Днем я держался спокойно, старался сохранять уверенность в своих силах, однако ночью меня мучили кошмары.

В пятницу мы прочли в газете: «К., медсестра из Мола, убита в Меерхауте». Это была «наша» медсестра. Впоследствии мы узнали, что она получила повестку с вызовом в военный трибунал в качестве свидетельницы. Она неосмотрительно показала эту повестку нескольким лицам, в том числе и комиссару полиции Мола, который был членом нашей организации. Она сказала, что боится ареста во время суда. Организация приняла все меры, чтобы убрать ее. Она не попала в руки к нашим, ее застрелил Рик Нюлстманс.

В следующий понедельник нас всех собрали вместе. Видимо, для отправки в суд. Все были спокойны, считали, что самое страшное уже позади.

Оказалось, что нас везли вовсе не в суд, а в тюрьму Сент-Гиллис, находившуюся в предместье Брюсселя. В Вилворде нас застала воздушная тревога. Всех высадили из машины и велели лечь на землю позади вокзала. Послышался гул самолетов. Рядом со мной оказался Луи Мертенс. «Если начнут бомбить, бежим».

Я тоже думал об этом. Каждый из нас с нетерпением ждал, когда начнут падать бомбы.

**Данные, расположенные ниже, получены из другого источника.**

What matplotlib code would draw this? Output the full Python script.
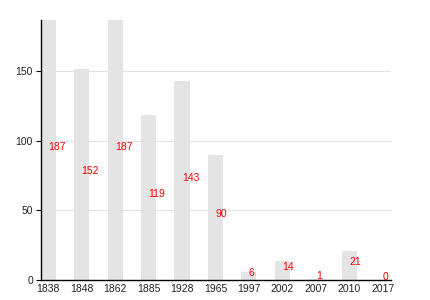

Но бомбежки не было. Самолеты пролетели мимо.

В Сент-Гиллисе нас поместили в барак, расположенный между двумя корпусами тюрьмы. Барак был обнесен колючей проволокой, за которой несла службу вооруженная охрана. Вся наша группа была настроена оптимистически. Что бы с нами ни случилось, куда бы нас ни увезли, хуже не будет – думали мы. Тюрьма есть тюрьма. Если мы пережили Бегейненстраат, то сможем пережить и другие тюрьмы. Угроза военного трибунала определенно миновала.

Однажды нам приказали выйти из барака, построили и повели к узкоколейке. Началась посадка в эшелоны. Я оказался в чужом вагоне, где оставалось четыре свободных места, и поэтому туда попала первая четверка из нашего списка: Жак ван Баел, Тавернир, Луи Перард – все из Тюрнхаута – и я.

Эшелон отошел от Сент-Гиллиса.

Мы старались подбодрить друг друга, говорили о том, что нас везут на сельскохозяйственные работы.

И только оптимист Жак ван Баел угадал, что нас ждет. Когда мы пересекли границу у Гербешталя, он сказал:

– То, что мы уже пережили,- это ерунда. Вот теперь мы действительно у них в лапах. Теперь начнется ад.